Google “avalanche forecast” and you’ll get a report rating risk from “low to “extreme,” courtesy of local avalanche centers, which is published every morning at 7 a.m. Most fatalities occur when the risk level is “moderate” or “considerable.” Says Triplat: “You think, ‘I can get out there, it still looks good.’” Then you don’t. Stick to “low” risk conditions.

2. Know Your Conditions

“Avalanches need unstable snow, terrain and a trigger. There are five red flags for avalanche hazards [i.e., conditions that lead to unstable snow], and most are usually present when an avalanche occurs: recent avalanche activity, new snow, high winds, snow pack collapse and rapid warming.”

3. Understand Your Terrain

Avalanches require steep terrain, occurring most frequently on slopes between 30 and 35 degrees. “If the forecast is bad, stay on 10- or 15-degree slopes,” Triplat advises. Even if it’s boring.

4. Don’t Be a Trigger

“Nine out of 10 avalanche victims triggered their own avalanches. I understand the elusive draw of powder; one of the best experiences we have is skiing fresh powder. But you have to be smart.” Don’t be an instigator.

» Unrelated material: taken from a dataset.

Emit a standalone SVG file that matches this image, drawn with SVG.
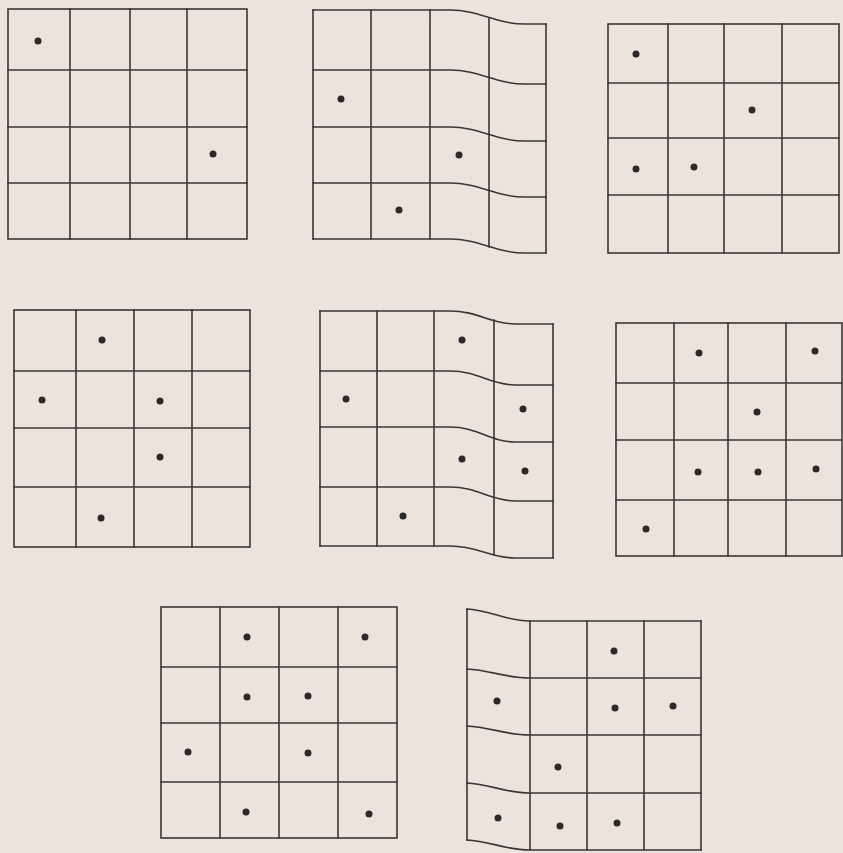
<svg xmlns="http://www.w3.org/2000/svg" width="843" height="853" viewBox="0 0 843 853">
<style>
.ln{stroke:#3b3634;stroke-width:1.6;fill:none;stroke-linecap:square}
.dot{fill:#2e2926}
</style>
<rect x="0" y="0" width="843" height="853" fill="#ede3da"/>
<g id="grid1">
<rect class="ln" x="8" y="9" width="239" height="230"/>
<path class="ln" d="M70,9V239M130,9V239M187,9V239M8,70H247M8,127H247M8,183H247"/>
<circle class="dot" cx="38" cy="41" r="3.5"/>
<circle class="dot" cx="213" cy="154" r="3.5"/>
</g>
<g id="grid2">
<path class="ln" d="M313,10V239M371,10V239M430,10V239M489,18V247M546,24V253"/>
<path class="ln" d="M313,10L450,10C480,10 495,24 525,24L546,24M313,70L450,70C480,70 495,84 525,84L546,84M313,127L450,127C480,127 495,141 525,141L546,141M313,183L450,183C480,183 495,197 525,197L546,197M313,239L450,239C480,239 495,253 525,253L546,253"/>
<circle class="dot" cx="341" cy="99" r="3.5"/>
<circle class="dot" cx="459" cy="155" r="3.5"/>
<circle class="dot" cx="399" cy="210" r="3.5"/>
</g>
<g id="grid3">
<rect class="ln" x="608" y="24" width="231" height="229"/>
<path class="ln" d="M668,24V253M724,24V253M782,24V253M608,83H839M608,138H839M608,195H839"/>
<circle class="dot" cx="636" cy="54" r="3.5"/>
<circle class="dot" cx="752" cy="110" r="3.5"/>
<circle class="dot" cx="636" cy="169" r="3.5"/>
<circle class="dot" cx="694" cy="167" r="3.5"/>
</g>
<g id="grid4">
<rect class="ln" x="14" y="310" width="236" height="237"/>
<path class="ln" d="M76,310V547M134,310V547M192,310V547M14,371H250M14,428H250M14,487H250"/>
<circle class="dot" cx="102" cy="340" r="3.5"/>
<circle class="dot" cx="42" cy="400" r="3.5"/>
<circle class="dot" cx="160" cy="401" r="3.5"/>
<circle class="dot" cx="160" cy="457" r="3.5"/>
<circle class="dot" cx="101" cy="518" r="3.5"/>
</g>
<g id="grid5">
<path class="ln" d="M320,311V546M377,311V546M434,311V546M494,320V555M553,324V558"/>
<path class="ln" d="M320,311L450,311C478,311 490,324 515,324L553,324M320,371L450,371C478,371 490,385 515,385L553,385M320,427L450,427C478,427 490,442 515,442L553,442M320,487L450,487C478,487 490,501 515,501L553,501M320,546L450,546C478,546 490,558 515,558L553,558"/>
<circle class="dot" cx="462" cy="340" r="3.5"/>
<circle class="dot" cx="346" cy="399" r="3.5"/>
<circle class="dot" cx="523" cy="409" r="3.5"/>
<circle class="dot" cx="462" cy="459" r="3.5"/>
<circle class="dot" cx="525" cy="471" r="3.5"/>
<circle class="dot" cx="403" cy="516" r="3.5"/>
</g>
<g id="grid6">
<rect class="ln" x="616" y="323" width="226" height="233"/>
<path class="ln" d="M674,323V556M728,323V556M786,323V556M616,383H842M616,440H842M616,500H842"/>
<circle class="dot" cx="699" cy="353" r="3.5"/>
<circle class="dot" cx="815" cy="351" r="3.5"/>
<circle class="dot" cx="757" cy="412" r="3.5"/>
<circle class="dot" cx="698" cy="472" r="3.5"/>
<circle class="dot" cx="758" cy="472" r="3.5"/>
<circle class="dot" cx="816" cy="469" r="3.5"/>
<circle class="dot" cx="646" cy="529" r="3.5"/>
</g>
<g id="grid7">
<rect class="ln" x="161" y="607" width="236" height="231"/>
<path class="ln" d="M220,607V838M279,607V838M338,607V838M161,667H397M161,723H397M161,782H397"/>
<circle class="dot" cx="247" cy="637" r="3.5"/>
<circle class="dot" cx="365" cy="637" r="3.5"/>
<circle class="dot" cx="247" cy="697" r="3.5"/>
<circle class="dot" cx="308" cy="696" r="3.5"/>
<circle class="dot" cx="188" cy="752" r="3.5"/>
<circle class="dot" cx="308" cy="753" r="3.5"/>
<circle class="dot" cx="246" cy="812" r="3.5"/>
<circle class="dot" cx="369" cy="814" r="3.5"/>
</g>
<g id="grid8">
<path class="ln" d="M467,609V840M530,621V850M587,621V850M644,621V850M701,621V850"/>
<path class="ln" d="M467,609C490,610 505,621 530,621L701,621M467,669C490,670 505,678 530,678L701,678M467,726C490,727 505,735 530,735L701,735M467,783C490,784 505,793 530,793L701,793M467,840C490,841 505,850 530,850L701,850"/>
<circle class="dot" cx="614" cy="651" r="3.5"/>
<circle class="dot" cx="497" cy="701" r="3.5"/>
<circle class="dot" cx="615" cy="708" r="3.5"/>
<circle class="dot" cx="673" cy="706" r="3.5"/>
<circle class="dot" cx="558" cy="767" r="3.5"/>
<circle class="dot" cx="498" cy="818" r="3.5"/>
<circle class="dot" cx="560" cy="826" r="3.5"/>
<circle class="dot" cx="617" cy="823" r="3.5"/>
</g>
<g id="connectors"/>
</svg>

5. Go With a Partner, and Be Prepared

Both you and your partner should carry three essentials: a beacon, a shovel and a probe. Or “Oh-shit tools,” as Triplat refers to them. “Once you’ve made a series of mistakes that resulted in your partner getting buried in an avalanche, you’ll pull out your beacon and set it to search mode. Your beacon leads you to where your partner is buried — mine gets as close as .2 meters. Then you take out the probe — you’re shoving a three-meter-long aluminum shaft in the snow until you hit them. And then you start digging.”